**The problem:** Copy the data that follows exactly. Include no pictures.

++++ Data

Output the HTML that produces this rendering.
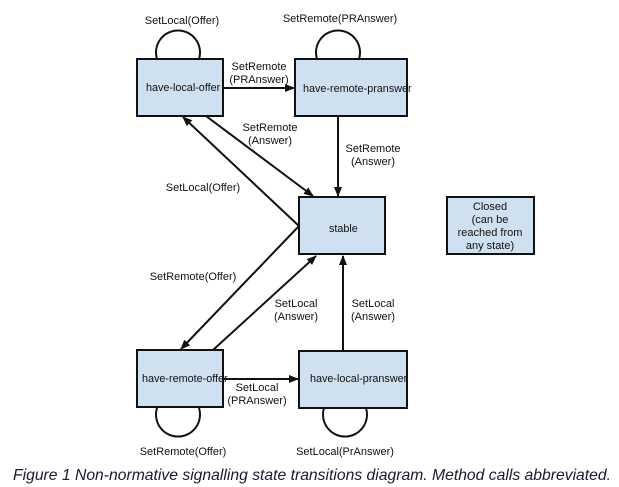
<!DOCTYPE html>
<html><head><meta charset="utf-8"><style>
html,body{margin:0;padding:0;background:#fff;width:619px;height:487px;overflow:hidden}
svg{display:block}
text{font-family:"Liberation Sans",sans-serif;font-size:11px;fill:#111}
.b{fill:#cfe0f1;stroke:#111;stroke-width:2}
.l{stroke:#111;stroke-width:2;fill:none}
.bt{font-size:10.8px}
</style></head><body>
<svg width="619" height="487" viewBox="0 0 619 487">
<defs><marker id="a" markerWidth="10" markerHeight="8" refX="9" refY="4" orient="auto" markerUnits="userSpaceOnUse"><path d="M0,0 L10,4 L0,8 z" fill="#111"/></marker></defs>
<!-- loops -->
<path class="l" d="M157,59 A22,22 0 1 1 199,59"/>
<path class="l" d="M317,59 A22,22 0 1 1 359,59"/>
<path class="l" d="M157,408 A22,22 0 1 0 199,408"/>
<path class="l" d="M324,408 A22,22 0 1 0 366,408"/>
<!-- boxes -->
<rect class="b" x="137" y="59" width="86" height="57"/>
<rect class="b" x="295" y="59" width="112" height="57"/>
<rect class="b" x="299" y="197" width="86" height="57"/>
<rect class="b" x="447" y="197" width="87" height="57"/>
<rect class="b" x="137" y="350" width="86" height="57"/>
<rect class="b" x="299" y="351" width="108" height="57"/>
<!-- arrows -->
<line class="l" x1="223" y1="88" x2="294" y2="88" marker-end="url(#a)"/>
<line class="l" x1="338" y1="116" x2="338" y2="196" marker-end="url(#a)"/>
<line class="l" x1="206" y1="116" x2="313" y2="196" marker-end="url(#a)"/>
<line class="l" x1="299" y1="226" x2="183" y2="117" marker-end="url(#a)"/>
<line class="l" x1="299" y1="226" x2="181" y2="349" marker-end="url(#a)"/>
<line class="l" x1="213" y1="350" x2="316" y2="256" marker-end="url(#a)"/>
<line class="l" x1="343" y1="351" x2="343" y2="256" marker-end="url(#a)"/>
<line class="l" x1="223" y1="379" x2="298" y2="379" marker-end="url(#a)"/>
<!-- box labels -->
<text class="bt" x="146" y="91">have-local-offer</text>
<text class="bt" x="303" y="92">have-remote-pranswer</text>
<text class="bt" x="329" y="232">stable</text>
<text class="bt" x="142" y="382">have-remote-offer</text>
<text class="bt" x="310" y="382">have-local-pranswer</text>
<g text-anchor="middle"><text x="490" y="210">Closed</text><text x="490" y="223">(can be</text><text x="490" y="236">reached from</text><text x="490" y="249">any state)</text>
<!-- edge labels -->
<text x="182" y="24">SetLocal(Offer)</text>
<text x="340" y="22">SetRemote(PRAnswer)</text>
<text x="259" y="70">SetRemote</text><text x="259" y="83">(PRAnswer)</text>
<text x="270" y="131">SetRemote</text><text x="270" y="144">(Answer)</text>
<text x="373" y="152">SetRemote</text><text x="373" y="165">(Answer)</text>
<text x="203" y="191">SetLocal(Offer)</text>
<text x="193" y="280">SetRemote(Offer)</text>
<text x="296" y="307">SetLocal</text><text x="296" y="320">(Answer)</text>
<text x="373" y="307">SetLocal</text><text x="373" y="320">(Answer)</text>
<text x="257" y="391">SetLocal</text><text x="257" y="404">(PRAnswer)</text>
<text x="183" y="455">SetRemote(Offer)</text>
<text x="345" y="455">SetLocal(PrAnswer)</text></g>
<text x="13" y="480" style="font-size:15.8px;font-style:italic;fill:#1a1a2e" textLength="598" lengthAdjust="spacingAndGlyphs">Figure 1 Non-normative signalling state transitions diagram. Method calls abbreviated.</text>
</svg>
</body></html>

++++++++

**Solution to the problem:**
Output the HTML that produces this rendering.
<!DOCTYPE html>
<html><head><meta charset="utf-8"><style>
html,body{margin:0;padding:0;background:#fff;width:619px;height:487px;overflow:hidden}
svg{display:block}
text{font-family:"Liberation Sans",sans-serif;font-size:11px;fill:#111}
.b{fill:#cfe0f1;stroke:#111;stroke-width:2}
.l{stroke:#111;stroke-width:2;fill:none}
.bt{font-size:10.8px}
</style></head><body>
<svg width="619" height="487" viewBox="0 0 619 487">
<defs><marker id="a" markerWidth="10" markerHeight="8" refX="9" refY="4" orient="auto" markerUnits="userSpaceOnUse"><path d="M0,0 L10,4 L0,8 z" fill="#111"/></marker></defs>
<!-- loops -->
<path class="l" d="M157,59 A22,22 0 1 1 199,59"/>
<path class="l" d="M317,59 A22,22 0 1 1 359,59"/>
<path class="l" d="M157,408 A22,22 0 1 0 199,408"/>
<path class="l" d="M324,408 A22,22 0 1 0 366,408"/>
<!-- boxes -->
<rect class="b" x="137" y="59" width="86" height="57"/>
<rect class="b" x="295" y="59" width="112" height="57"/>
<rect class="b" x="299" y="197" width="86" height="57"/>
<rect class="b" x="447" y="197" width="87" height="57"/>
<rect class="b" x="137" y="350" width="86" height="57"/>
<rect class="b" x="299" y="351" width="108" height="57"/>
<!-- arrows -->
<line class="l" x1="223" y1="88" x2="294" y2="88" marker-end="url(#a)"/>
<line class="l" x1="338" y1="116" x2="338" y2="196" marker-end="url(#a)"/>
<line class="l" x1="206" y1="116" x2="313" y2="196" marker-end="url(#a)"/>
<line class="l" x1="299" y1="226" x2="183" y2="117" marker-end="url(#a)"/>
<line class="l" x1="299" y1="226" x2="181" y2="349" marker-end="url(#a)"/>
<line class="l" x1="213" y1="350" x2="316" y2="256" marker-end="url(#a)"/>
<line class="l" x1="343" y1="351" x2="343" y2="256" marker-end="url(#a)"/>
<line class="l" x1="223" y1="379" x2="298" y2="379" marker-end="url(#a)"/>
<!-- box labels -->
<text class="bt" x="146" y="91">have-local-offer</text>
<text class="bt" x="303" y="92">have-remote-pranswer</text>
<text class="bt" x="329" y="232">stable</text>
<text class="bt" x="142" y="382">have-remote-offer</text>
<text class="bt" x="310" y="382">have-local-pranswer</text>
<g text-anchor="middle"><text x="490" y="210">Closed</text><text x="490" y="223">(can be</text><text x="490" y="236">reached from</text><text x="490" y="249">any state)</text>
<!-- edge labels -->
<text x="182" y="24">SetLocal(Offer)</text>
<text x="340" y="22">SetRemote(PRAnswer)</text>
<text x="259" y="70">SetRemote</text><text x="259" y="83">(PRAnswer)</text>
<text x="270" y="131">SetRemote</text><text x="270" y="144">(Answer)</text>
<text x="373" y="152">SetRemote</text><text x="373" y="165">(Answer)</text>
<text x="203" y="191">SetLocal(Offer)</text>
<text x="193" y="280">SetRemote(Offer)</text>
<text x="296" y="307">SetLocal</text><text x="296" y="320">(Answer)</text>
<text x="373" y="307">SetLocal</text><text x="373" y="320">(Answer)</text>
<text x="257" y="391">SetLocal</text><text x="257" y="404">(PRAnswer)</text>
<text x="183" y="455">SetRemote(Offer)</text>
<text x="345" y="455">SetLocal(PrAnswer)</text></g>
<text x="13" y="480" style="font-size:15.8px;font-style:italic;fill:#1a1a2e" textLength="598" lengthAdjust="spacingAndGlyphs">Figure 1 Non-normative signalling state transitions diagram. Method calls abbreviated.</text>
</svg>
</body></html>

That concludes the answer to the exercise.